Great report on your trip. We are looking forward to visiting in the future, and we also plan on improving the information available for snorkelers for those areas. So it is great to read your insights and have them shared here.

For those interested, here is another report about the snorkeling in Moorea.

Jun 19, 2011
Marquesas-Mantas
by: Ann

Though Bora Bora inside the reef is still the best snorkeling I've ever found... up in the Marquesas, "flights" of baby manta rays feeding in the shallows was outstanding!!! The big mantas are usually in deeper water... but visible and audible "flying" out of the water and slapping back down... in the bay at Nuku Hiva. It's an expensive trip, but I found the South Pacific far better for snorkeling than the Caribbean or Hawaii... probably due to fewer tourists and less pollution.

Apr 10, 2016
Sofitel Private Island, Bora Bora
by: CCRider

Presently staying at the Sofitel Private Island Resort at Bora Bora. This resort is situated on an island (motu), in the eastern part of the Bora Bora lagoon, about a half mile from the main island.

On the back side of the island is a beautiful coral garden, which is frequented by hundreds, if not thousands of people everyday, especially when the cruise ships are in port. We call it the pee garden, and are thoroughly disgusted with it, especially after seeing the tour boats arrive with their masses.

The water along the shoreline of the main island is polluted with sewage, and cloudy, and should be avoided.

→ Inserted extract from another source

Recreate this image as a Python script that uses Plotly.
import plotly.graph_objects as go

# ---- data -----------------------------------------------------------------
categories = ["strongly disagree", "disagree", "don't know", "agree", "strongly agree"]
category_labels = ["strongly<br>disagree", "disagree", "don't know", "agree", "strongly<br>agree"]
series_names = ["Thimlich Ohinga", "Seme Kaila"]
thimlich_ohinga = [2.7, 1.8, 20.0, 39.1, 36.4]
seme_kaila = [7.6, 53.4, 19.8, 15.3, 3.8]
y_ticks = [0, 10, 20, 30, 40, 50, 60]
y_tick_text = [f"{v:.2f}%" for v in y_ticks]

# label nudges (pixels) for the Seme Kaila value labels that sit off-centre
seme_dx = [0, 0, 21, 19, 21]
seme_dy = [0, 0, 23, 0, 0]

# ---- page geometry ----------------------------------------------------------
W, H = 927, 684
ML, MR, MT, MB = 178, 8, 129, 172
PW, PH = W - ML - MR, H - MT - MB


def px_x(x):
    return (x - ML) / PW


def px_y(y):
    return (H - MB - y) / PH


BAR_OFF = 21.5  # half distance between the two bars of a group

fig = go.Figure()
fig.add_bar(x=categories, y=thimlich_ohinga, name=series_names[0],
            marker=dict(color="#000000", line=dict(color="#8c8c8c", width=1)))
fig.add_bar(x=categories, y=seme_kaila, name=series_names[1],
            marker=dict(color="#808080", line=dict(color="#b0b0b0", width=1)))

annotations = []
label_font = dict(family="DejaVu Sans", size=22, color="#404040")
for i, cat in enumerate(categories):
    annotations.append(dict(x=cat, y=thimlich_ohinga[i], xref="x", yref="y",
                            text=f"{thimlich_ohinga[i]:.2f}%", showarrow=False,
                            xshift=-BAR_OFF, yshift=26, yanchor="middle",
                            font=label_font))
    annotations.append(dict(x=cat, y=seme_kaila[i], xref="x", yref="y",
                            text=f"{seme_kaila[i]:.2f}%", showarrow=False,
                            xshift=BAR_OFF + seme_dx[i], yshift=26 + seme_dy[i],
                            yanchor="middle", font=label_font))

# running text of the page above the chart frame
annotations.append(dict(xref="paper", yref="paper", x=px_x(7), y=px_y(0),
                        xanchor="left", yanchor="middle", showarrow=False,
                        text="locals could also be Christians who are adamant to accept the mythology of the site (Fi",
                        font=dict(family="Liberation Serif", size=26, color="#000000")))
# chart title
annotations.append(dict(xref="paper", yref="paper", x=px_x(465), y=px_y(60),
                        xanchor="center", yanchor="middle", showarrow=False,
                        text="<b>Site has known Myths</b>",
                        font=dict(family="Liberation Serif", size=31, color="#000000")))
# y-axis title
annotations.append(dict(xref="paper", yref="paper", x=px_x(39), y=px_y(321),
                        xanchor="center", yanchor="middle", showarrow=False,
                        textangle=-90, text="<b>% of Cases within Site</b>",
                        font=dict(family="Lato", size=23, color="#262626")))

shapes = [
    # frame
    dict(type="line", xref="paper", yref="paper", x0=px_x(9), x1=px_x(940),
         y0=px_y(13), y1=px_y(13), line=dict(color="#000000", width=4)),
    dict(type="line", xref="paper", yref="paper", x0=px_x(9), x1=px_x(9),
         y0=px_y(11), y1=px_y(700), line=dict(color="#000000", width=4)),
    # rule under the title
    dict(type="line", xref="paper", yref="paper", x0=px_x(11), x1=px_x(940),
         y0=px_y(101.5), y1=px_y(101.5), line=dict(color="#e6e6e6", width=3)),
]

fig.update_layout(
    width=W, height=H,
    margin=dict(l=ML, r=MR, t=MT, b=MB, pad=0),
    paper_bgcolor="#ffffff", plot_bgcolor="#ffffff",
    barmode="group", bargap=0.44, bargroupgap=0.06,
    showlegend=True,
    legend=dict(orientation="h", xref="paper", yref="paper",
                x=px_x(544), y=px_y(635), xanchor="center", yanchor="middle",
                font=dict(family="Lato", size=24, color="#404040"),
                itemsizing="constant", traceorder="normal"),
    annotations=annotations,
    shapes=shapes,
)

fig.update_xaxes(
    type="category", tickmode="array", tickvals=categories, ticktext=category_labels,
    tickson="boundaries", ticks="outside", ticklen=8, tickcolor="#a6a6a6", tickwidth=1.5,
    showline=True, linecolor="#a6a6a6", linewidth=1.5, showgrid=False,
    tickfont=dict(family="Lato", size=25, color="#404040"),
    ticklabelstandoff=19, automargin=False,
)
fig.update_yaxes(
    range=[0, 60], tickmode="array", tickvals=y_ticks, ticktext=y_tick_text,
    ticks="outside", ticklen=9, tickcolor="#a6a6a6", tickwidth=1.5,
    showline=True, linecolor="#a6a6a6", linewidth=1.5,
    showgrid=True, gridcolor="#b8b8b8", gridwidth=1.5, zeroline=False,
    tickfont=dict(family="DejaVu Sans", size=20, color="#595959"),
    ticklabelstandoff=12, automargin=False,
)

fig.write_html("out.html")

Luckily for all who live and vacation here, the lagoon is constantly being flushed out with fresh crystal clear sea water. As a result, there is still some amazing snorkeling to be found. We have been taking the hotel's kayak out to the reef, approximately one mile away from the island. Gliding over about 6 feet of the most amazingly clear water we have ever seen, and tying it up to buoys which someone has placed at convenient locations along the reef.

It's apparent that the reef has been overfished, but there is still plenty of variety and numbers, albeit smaller fish than you would expect. The coral however is breathtaking, both in color and abundance.

There is another great snorkeling spot on the tip of the motu next to the one we are staying on, where we had close up viewings of Spotted Eagle Rays, Giant Morays, and huge schools of many varieties of needlefish, tangs, etc.